Hundreds block downtown Toronto street to protest mining convention
Organizers said they were demonstrating against the harmful effects of resource extraction to the environment and to Indigenous lands
TORONTO — More than 100 people protested outside a mining convention March. 1 in downtown Toronto, where they blocked traffic on multiple roads and stood in front of entrances to the event.
Organizers said they were demonstrating against the harmful effects of resource extraction to the environment and to Indigenous lands.
At one point, protesters attempted to enter the convention but were stopped by police.
“We want to make our voices heard and our presence seen because there are communities that this conference is directly impacting,” said Vanessa Gray, a protest organizer who’s Anishinaabe Kwe.
“The industry is doing mare harm than good for our future, our environment.”

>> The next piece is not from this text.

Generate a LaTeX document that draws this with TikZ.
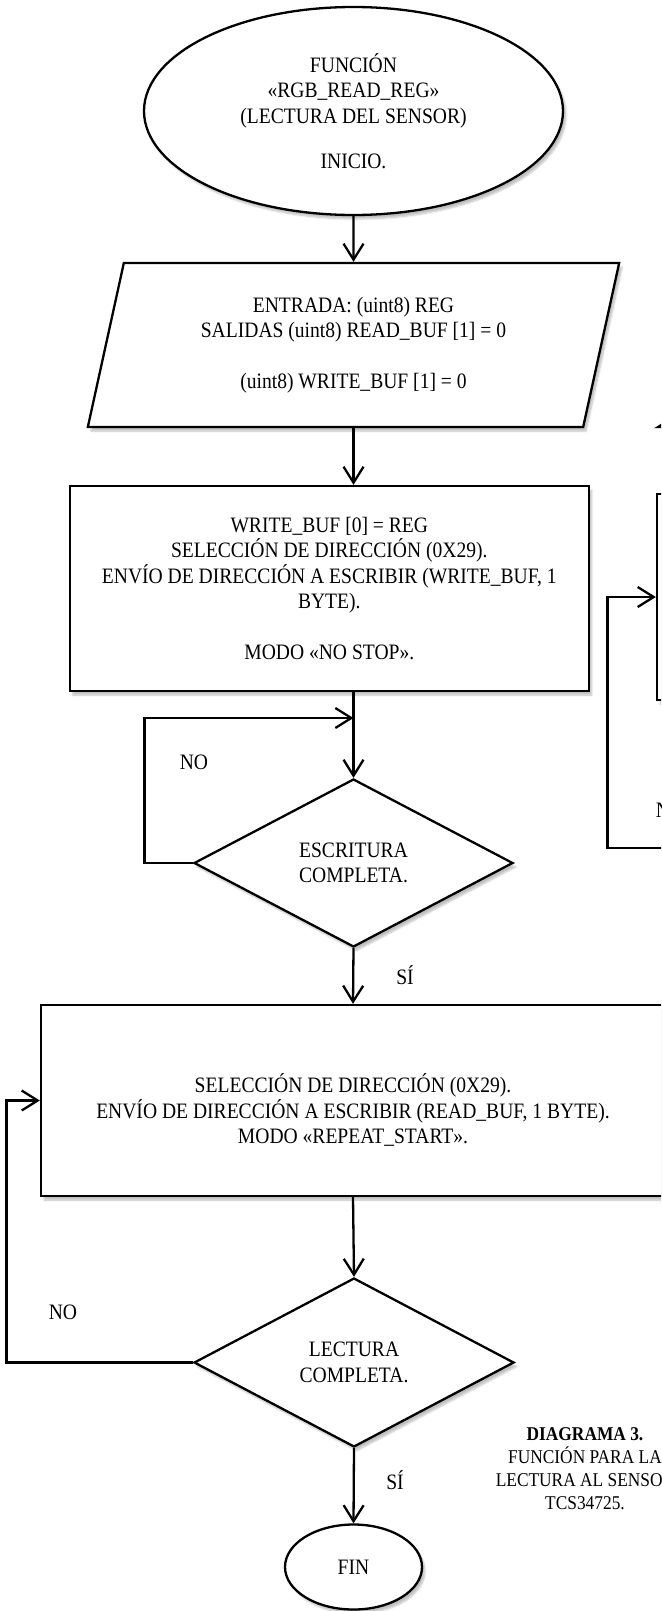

Daniel Huizenga, who attended the protest with his son, said the issue has been in the spotlight due to recent demonstrations in solidarity with Wet’suwet’en hereditary chiefs in British Columbia, who oppose a pipeline project in their traditional territory.
Those demonstrations have involved road and rail blockades, though police have recently moved to dismantle some of them.
“There’s a lot of things coming together at the moment,” said Huizenga. “Canada’s continued refusal of aboriginal title and rights is getting too much for people, they don’t want to see it anymore.”
Organizers for the March. 1 protest in Toronto said many of the companies who provide economic support for the Costal GasLink pipeline project in B.C. also take part in the mining convention.
They said the protest was raising concerns about the impact of resource extraction projects both in Canada and around the world.
Protesters pointed to a recent ruling by the Supreme Court of Canada, which decided that Vancouver-based mining company Nevsun Resources could be sued for alleged human rights abuses overseas, including modern slavery.
The ruling came after three refugees from Eritrea in eastern Africa alleged they were forced to work at a gold, copper and zinc mine.